▸ **PROBLEM DETAILS**: Return all the data below as it stands, minus the pictures.

▸ **DATA EXTRACT**:
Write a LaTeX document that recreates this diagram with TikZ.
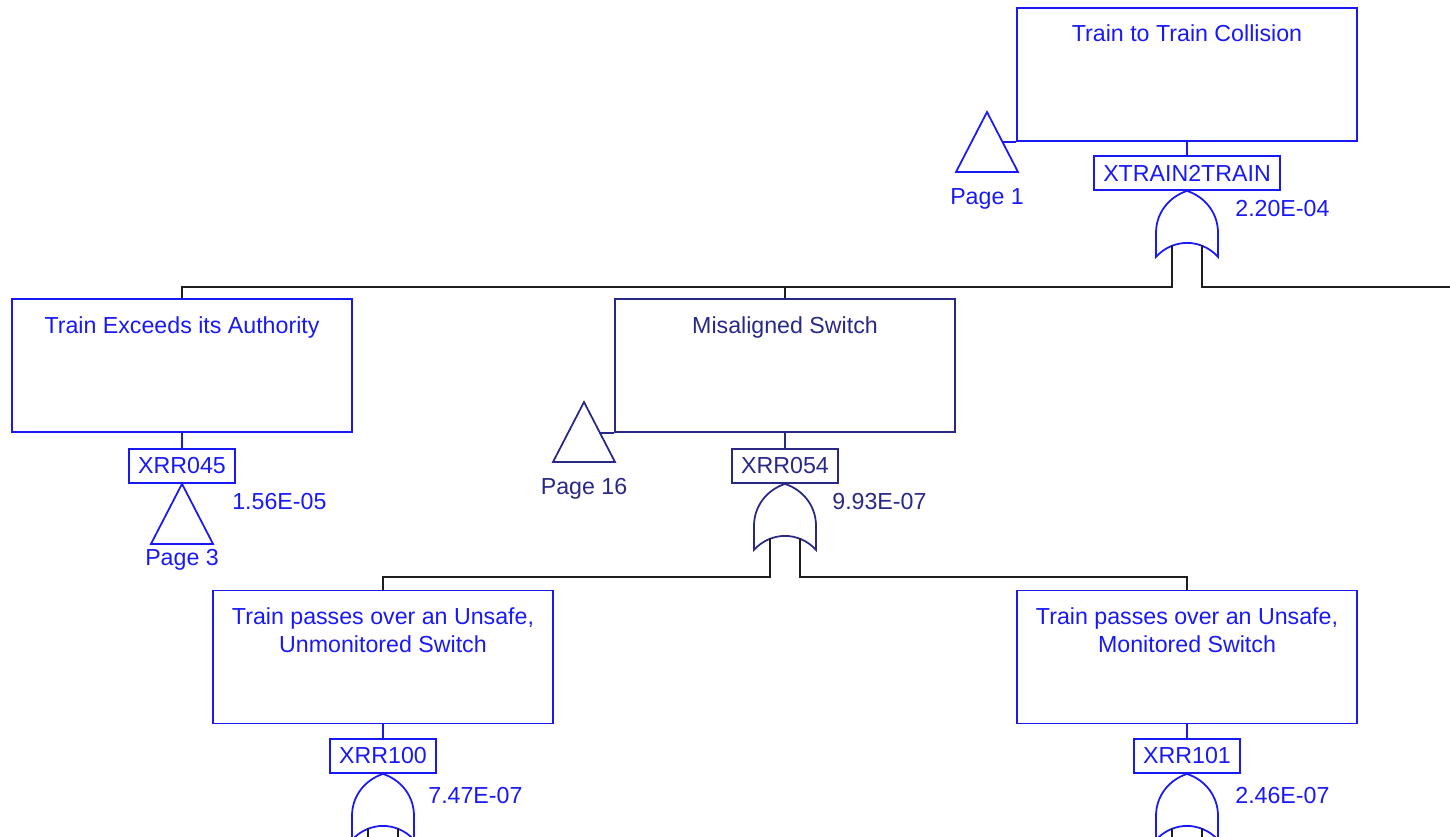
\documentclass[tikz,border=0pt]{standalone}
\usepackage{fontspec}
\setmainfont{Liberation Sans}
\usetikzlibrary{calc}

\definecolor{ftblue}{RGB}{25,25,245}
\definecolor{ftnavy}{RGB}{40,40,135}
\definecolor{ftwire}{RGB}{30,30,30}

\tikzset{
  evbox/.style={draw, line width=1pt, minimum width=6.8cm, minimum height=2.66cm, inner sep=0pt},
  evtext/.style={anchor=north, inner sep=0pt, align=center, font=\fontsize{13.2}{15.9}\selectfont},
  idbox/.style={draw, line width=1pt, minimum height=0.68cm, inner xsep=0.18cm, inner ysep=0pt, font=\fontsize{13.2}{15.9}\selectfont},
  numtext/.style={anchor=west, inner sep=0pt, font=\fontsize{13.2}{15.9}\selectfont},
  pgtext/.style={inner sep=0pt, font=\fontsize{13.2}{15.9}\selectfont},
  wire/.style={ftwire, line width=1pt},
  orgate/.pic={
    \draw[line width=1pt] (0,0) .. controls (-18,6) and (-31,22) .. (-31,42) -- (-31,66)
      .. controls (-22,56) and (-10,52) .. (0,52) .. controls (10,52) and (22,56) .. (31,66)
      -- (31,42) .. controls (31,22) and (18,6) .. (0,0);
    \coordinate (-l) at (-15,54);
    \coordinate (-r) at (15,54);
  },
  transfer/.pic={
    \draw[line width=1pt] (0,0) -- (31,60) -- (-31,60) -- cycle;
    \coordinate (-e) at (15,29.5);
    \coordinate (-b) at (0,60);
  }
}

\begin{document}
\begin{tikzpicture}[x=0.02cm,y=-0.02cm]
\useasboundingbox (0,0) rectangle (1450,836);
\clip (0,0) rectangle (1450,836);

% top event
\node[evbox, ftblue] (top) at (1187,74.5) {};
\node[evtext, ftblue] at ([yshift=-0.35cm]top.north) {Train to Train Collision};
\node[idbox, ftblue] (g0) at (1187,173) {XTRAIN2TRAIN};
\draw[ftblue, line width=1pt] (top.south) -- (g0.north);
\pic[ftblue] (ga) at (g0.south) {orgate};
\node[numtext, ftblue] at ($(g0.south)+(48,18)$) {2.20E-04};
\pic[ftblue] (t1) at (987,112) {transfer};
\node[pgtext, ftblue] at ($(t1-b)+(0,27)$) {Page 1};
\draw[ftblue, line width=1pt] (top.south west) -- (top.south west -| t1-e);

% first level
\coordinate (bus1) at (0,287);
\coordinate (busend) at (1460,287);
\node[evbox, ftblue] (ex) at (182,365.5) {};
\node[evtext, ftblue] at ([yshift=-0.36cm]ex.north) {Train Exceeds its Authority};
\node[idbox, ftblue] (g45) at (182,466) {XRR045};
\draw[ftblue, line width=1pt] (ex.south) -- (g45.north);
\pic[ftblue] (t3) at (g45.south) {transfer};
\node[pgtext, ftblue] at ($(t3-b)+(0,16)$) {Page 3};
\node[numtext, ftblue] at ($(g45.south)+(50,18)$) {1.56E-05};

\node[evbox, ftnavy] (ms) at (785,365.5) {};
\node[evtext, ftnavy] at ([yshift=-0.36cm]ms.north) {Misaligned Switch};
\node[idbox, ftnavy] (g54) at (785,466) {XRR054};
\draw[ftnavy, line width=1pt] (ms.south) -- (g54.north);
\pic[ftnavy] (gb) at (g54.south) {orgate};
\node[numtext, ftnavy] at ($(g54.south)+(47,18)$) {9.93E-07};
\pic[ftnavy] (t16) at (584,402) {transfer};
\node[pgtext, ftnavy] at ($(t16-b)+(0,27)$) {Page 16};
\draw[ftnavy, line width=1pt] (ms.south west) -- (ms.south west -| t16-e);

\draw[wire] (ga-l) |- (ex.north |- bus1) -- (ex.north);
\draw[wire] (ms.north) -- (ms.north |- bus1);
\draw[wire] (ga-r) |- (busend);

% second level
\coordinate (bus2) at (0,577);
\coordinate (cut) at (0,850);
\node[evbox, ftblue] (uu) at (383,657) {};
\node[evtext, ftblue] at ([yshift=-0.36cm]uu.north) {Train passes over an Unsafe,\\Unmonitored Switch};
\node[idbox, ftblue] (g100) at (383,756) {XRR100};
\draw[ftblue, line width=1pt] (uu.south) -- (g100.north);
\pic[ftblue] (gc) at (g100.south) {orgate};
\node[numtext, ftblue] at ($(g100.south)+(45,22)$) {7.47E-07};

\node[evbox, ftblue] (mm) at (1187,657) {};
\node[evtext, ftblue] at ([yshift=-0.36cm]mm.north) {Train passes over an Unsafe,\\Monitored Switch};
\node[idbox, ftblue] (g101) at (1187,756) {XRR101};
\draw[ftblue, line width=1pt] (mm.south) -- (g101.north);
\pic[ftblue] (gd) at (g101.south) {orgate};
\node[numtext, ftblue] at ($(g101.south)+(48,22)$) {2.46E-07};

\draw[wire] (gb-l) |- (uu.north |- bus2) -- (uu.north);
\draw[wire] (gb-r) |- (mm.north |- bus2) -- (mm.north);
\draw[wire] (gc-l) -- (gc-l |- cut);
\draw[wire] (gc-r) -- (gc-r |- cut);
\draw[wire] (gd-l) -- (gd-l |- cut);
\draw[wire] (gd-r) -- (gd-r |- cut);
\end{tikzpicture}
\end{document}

▸ **RESULT OF THE TASK**:
Write a LaTeX document that recreates this diagram with TikZ.
\documentclass[tikz,border=0pt]{standalone}
\usepackage{fontspec}
\setmainfont{Liberation Sans}
\usetikzlibrary{calc}

\definecolor{ftblue}{RGB}{25,25,245}
\definecolor{ftnavy}{RGB}{40,40,135}
\definecolor{ftwire}{RGB}{30,30,30}

\tikzset{
  evbox/.style={draw, line width=1pt, minimum width=6.8cm, minimum height=2.66cm, inner sep=0pt},
  evtext/.style={anchor=north, inner sep=0pt, align=center, font=\fontsize{13.2}{15.9}\selectfont},
  idbox/.style={draw, line width=1pt, minimum height=0.68cm, inner xsep=0.18cm, inner ysep=0pt, font=\fontsize{13.2}{15.9}\selectfont},
  numtext/.style={anchor=west, inner sep=0pt, font=\fontsize{13.2}{15.9}\selectfont},
  pgtext/.style={inner sep=0pt, font=\fontsize{13.2}{15.9}\selectfont},
  wire/.style={ftwire, line width=1pt},
  orgate/.pic={
    \draw[line width=1pt] (0,0) .. controls (-18,6) and (-31,22) .. (-31,42) -- (-31,66)
      .. controls (-22,56) and (-10,52) .. (0,52) .. controls (10,52) and (22,56) .. (31,66)
      -- (31,42) .. controls (31,22) and (18,6) .. (0,0);
    \coordinate (-l) at (-15,54);
    \coordinate (-r) at (15,54);
  },
  transfer/.pic={
    \draw[line width=1pt] (0,0) -- (31,60) -- (-31,60) -- cycle;
    \coordinate (-e) at (15,29.5);
    \coordinate (-b) at (0,60);
  }
}

\begin{document}
\begin{tikzpicture}[x=0.02cm,y=-0.02cm]
\useasboundingbox (0,0) rectangle (1450,836);
\clip (0,0) rectangle (1450,836);

% top event
\node[evbox, ftblue] (top) at (1187,74.5) {};
\node[evtext, ftblue] at ([yshift=-0.35cm]top.north) {Train to Train Collision};
\node[idbox, ftblue] (g0) at (1187,173) {XTRAIN2TRAIN};
\draw[ftblue, line width=1pt] (top.south) -- (g0.north);
\pic[ftblue] (ga) at (g0.south) {orgate};
\node[numtext, ftblue] at ($(g0.south)+(48,18)$) {2.20E-04};
\pic[ftblue] (t1) at (987,112) {transfer};
\node[pgtext, ftblue] at ($(t1-b)+(0,27)$) {Page 1};
\draw[ftblue, line width=1pt] (top.south west) -- (top.south west -| t1-e);

% first level
\coordinate (bus1) at (0,287);
\coordinate (busend) at (1460,287);
\node[evbox, ftblue] (ex) at (182,365.5) {};
\node[evtext, ftblue] at ([yshift=-0.36cm]ex.north) {Train Exceeds its Authority};
\node[idbox, ftblue] (g45) at (182,466) {XRR045};
\draw[ftblue, line width=1pt] (ex.south) -- (g45.north);
\pic[ftblue] (t3) at (g45.south) {transfer};
\node[pgtext, ftblue] at ($(t3-b)+(0,16)$) {Page 3};
\node[numtext, ftblue] at ($(g45.south)+(50,18)$) {1.56E-05};

\node[evbox, ftnavy] (ms) at (785,365.5) {};
\node[evtext, ftnavy] at ([yshift=-0.36cm]ms.north) {Misaligned Switch};
\node[idbox, ftnavy] (g54) at (785,466) {XRR054};
\draw[ftnavy, line width=1pt] (ms.south) -- (g54.north);
\pic[ftnavy] (gb) at (g54.south) {orgate};
\node[numtext, ftnavy] at ($(g54.south)+(47,18)$) {9.93E-07};
\pic[ftnavy] (t16) at (584,402) {transfer};
\node[pgtext, ftnavy] at ($(t16-b)+(0,27)$) {Page 16};
\draw[ftnavy, line width=1pt] (ms.south west) -- (ms.south west -| t16-e);

\draw[wire] (ga-l) |- (ex.north |- bus1) -- (ex.north);
\draw[wire] (ms.north) -- (ms.north |- bus1);
\draw[wire] (ga-r) |- (busend);

% second level
\coordinate (bus2) at (0,577);
\coordinate (cut) at (0,850);
\node[evbox, ftblue] (uu) at (383,657) {};
\node[evtext, ftblue] at ([yshift=-0.36cm]uu.north) {Train passes over an Unsafe,\\Unmonitored Switch};
\node[idbox, ftblue] (g100) at (383,756) {XRR100};
\draw[ftblue, line width=1pt] (uu.south) -- (g100.north);
\pic[ftblue] (gc) at (g100.south) {orgate};
\node[numtext, ftblue] at ($(g100.south)+(45,22)$) {7.47E-07};

\node[evbox, ftblue] (mm) at (1187,657) {};
\node[evtext, ftblue] at ([yshift=-0.36cm]mm.north) {Train passes over an Unsafe,\\Monitored Switch};
\node[idbox, ftblue] (g101) at (1187,756) {XRR101};
\draw[ftblue, line width=1pt] (mm.south) -- (g101.north);
\pic[ftblue] (gd) at (g101.south) {orgate};
\node[numtext, ftblue] at ($(g101.south)+(48,22)$) {2.46E-07};

\draw[wire] (gb-l) |- (uu.north |- bus2) -- (uu.north);
\draw[wire] (gb-r) |- (mm.north |- bus2) -- (mm.north);
\draw[wire] (gc-l) -- (gc-l |- cut);
\draw[wire] (gc-r) -- (gc-r |- cut);
\draw[wire] (gd-l) -- (gd-l |- cut);
\draw[wire] (gd-r) -- (gd-r |- cut);
\end{tikzpicture}
\end{document}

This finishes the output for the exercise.